According to the Checkmarx Security Research Team, the stalker-friendly vulns also allow an attacker to control the profile pictures that the user sees, swapping them for inappropriate content, rogue advertising or other types of malicious content.
“As Rockwell described in his famous song, if you always feel like someone’s watching you, and you have no privacy – chances are, you might be right,” said Checkmarx researcher Dafna Zahger in an analysis.
Tinder allows users to swipe through dating profiles of people in their immediate vicinity: They swipe right for a profile they like, left if they lack interest and up if they “Super Like” someone. If someone likes them back, the next step is chat-messaging to set up a rendezvous. So far, the app has created more than 20 billion matches in 196 countries.

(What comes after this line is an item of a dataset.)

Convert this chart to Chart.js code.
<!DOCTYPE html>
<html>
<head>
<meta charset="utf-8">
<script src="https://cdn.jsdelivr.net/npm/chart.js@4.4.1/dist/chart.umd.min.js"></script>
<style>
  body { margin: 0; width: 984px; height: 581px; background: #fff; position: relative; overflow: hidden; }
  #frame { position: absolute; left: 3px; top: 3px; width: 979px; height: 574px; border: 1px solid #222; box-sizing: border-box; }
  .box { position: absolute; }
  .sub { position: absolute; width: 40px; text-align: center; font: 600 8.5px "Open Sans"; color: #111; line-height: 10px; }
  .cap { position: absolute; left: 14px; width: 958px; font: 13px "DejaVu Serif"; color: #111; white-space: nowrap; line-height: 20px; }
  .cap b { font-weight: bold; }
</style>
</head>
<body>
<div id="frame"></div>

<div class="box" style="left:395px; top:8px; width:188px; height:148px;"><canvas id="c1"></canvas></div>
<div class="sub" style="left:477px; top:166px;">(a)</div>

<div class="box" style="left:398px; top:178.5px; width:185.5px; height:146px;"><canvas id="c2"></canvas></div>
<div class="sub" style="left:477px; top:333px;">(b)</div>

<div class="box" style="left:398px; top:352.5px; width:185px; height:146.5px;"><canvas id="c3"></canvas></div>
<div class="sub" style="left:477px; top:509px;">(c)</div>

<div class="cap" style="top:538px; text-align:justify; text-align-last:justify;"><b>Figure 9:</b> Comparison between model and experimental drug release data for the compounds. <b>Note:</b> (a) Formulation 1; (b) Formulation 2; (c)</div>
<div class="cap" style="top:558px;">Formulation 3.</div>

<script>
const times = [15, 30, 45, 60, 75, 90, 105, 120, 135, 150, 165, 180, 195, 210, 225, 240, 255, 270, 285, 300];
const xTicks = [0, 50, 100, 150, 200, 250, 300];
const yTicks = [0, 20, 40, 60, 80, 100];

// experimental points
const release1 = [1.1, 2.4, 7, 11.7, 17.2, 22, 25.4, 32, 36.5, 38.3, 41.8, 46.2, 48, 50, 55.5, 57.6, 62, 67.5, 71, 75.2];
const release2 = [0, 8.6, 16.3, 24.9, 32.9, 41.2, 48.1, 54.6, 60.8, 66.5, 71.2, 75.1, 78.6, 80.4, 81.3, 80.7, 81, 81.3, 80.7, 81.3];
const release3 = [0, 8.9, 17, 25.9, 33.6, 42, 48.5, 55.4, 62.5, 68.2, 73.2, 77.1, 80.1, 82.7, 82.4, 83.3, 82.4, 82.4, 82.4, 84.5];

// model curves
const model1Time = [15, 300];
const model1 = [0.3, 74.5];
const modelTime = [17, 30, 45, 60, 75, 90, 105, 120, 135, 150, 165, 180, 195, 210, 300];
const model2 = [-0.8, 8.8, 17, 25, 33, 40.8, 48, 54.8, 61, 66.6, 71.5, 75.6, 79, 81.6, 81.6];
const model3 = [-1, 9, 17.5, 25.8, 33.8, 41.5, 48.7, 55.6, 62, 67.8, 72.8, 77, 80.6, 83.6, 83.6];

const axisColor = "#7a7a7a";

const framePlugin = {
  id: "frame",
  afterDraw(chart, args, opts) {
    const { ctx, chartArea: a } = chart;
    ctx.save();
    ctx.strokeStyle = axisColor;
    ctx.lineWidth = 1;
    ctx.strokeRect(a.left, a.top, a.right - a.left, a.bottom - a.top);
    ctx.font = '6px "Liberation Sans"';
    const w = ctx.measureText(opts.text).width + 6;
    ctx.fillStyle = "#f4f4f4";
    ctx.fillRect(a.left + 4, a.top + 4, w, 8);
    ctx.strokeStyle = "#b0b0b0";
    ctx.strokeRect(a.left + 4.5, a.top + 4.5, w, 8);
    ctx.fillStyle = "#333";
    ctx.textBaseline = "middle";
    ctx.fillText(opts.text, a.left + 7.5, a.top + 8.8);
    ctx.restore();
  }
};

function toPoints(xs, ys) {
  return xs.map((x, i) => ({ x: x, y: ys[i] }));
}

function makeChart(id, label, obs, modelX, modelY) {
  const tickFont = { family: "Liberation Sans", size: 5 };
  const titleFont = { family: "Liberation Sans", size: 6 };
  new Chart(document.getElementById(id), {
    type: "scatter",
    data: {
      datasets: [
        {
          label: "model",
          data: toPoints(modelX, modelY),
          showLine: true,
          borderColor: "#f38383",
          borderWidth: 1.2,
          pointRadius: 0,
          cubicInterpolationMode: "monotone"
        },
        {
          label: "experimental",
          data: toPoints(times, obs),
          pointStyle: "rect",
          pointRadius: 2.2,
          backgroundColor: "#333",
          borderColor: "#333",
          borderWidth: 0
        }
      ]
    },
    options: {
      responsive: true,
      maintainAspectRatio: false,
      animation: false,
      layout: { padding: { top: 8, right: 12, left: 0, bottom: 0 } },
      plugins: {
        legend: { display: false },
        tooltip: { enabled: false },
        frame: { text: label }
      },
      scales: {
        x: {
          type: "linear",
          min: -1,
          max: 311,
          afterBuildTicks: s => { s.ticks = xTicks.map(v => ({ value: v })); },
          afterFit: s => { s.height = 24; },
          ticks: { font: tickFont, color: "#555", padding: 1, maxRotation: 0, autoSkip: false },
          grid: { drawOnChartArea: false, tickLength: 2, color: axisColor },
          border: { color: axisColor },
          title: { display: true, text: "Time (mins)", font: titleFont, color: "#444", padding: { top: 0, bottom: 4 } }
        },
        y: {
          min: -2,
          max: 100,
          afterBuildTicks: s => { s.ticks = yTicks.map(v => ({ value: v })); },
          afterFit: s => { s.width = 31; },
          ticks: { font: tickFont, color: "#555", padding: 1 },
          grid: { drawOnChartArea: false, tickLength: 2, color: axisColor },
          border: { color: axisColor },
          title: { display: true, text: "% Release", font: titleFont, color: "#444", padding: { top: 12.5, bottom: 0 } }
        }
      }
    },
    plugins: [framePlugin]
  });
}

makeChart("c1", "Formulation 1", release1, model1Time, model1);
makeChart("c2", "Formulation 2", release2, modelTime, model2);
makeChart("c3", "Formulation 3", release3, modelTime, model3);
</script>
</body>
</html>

Aside from the potential ad fraud and malware delivery issues, the vulnerabilities, found in both the Android and iOS versions of the app, allow an attacker to stalk and blackmail the victim, threatening to expose highly private information from the user’s Tinder profile and actions in the app.
The situation brings up the question of how complacent have we become when it comes to online privacy.
“Knowing an ill-disposed attacker can view and document your every move on Tinder, who you like, or who you decide to chat with is definitely disturbing,” said Zahger. “But is it enough to have you abandon the app altogether? Most apps nowadays seem to be vulnerable, so what’s the alternative? Where do we, as users, draw the line? Is it at the smallest compromise of our privacy, or do we shrug it off until sensitive data is stolen?”
Until all app developers implement comprehensive application security testing solutions, “we should probably still be cautious and mindful,” she added. “This means avoiding public networks as much as possible, using HTTPS over HTTP and generally being aware of what might be happening over our virtual shoulder.”
Checkmarx said that it has disclosed the vulnerabilities to Tinder.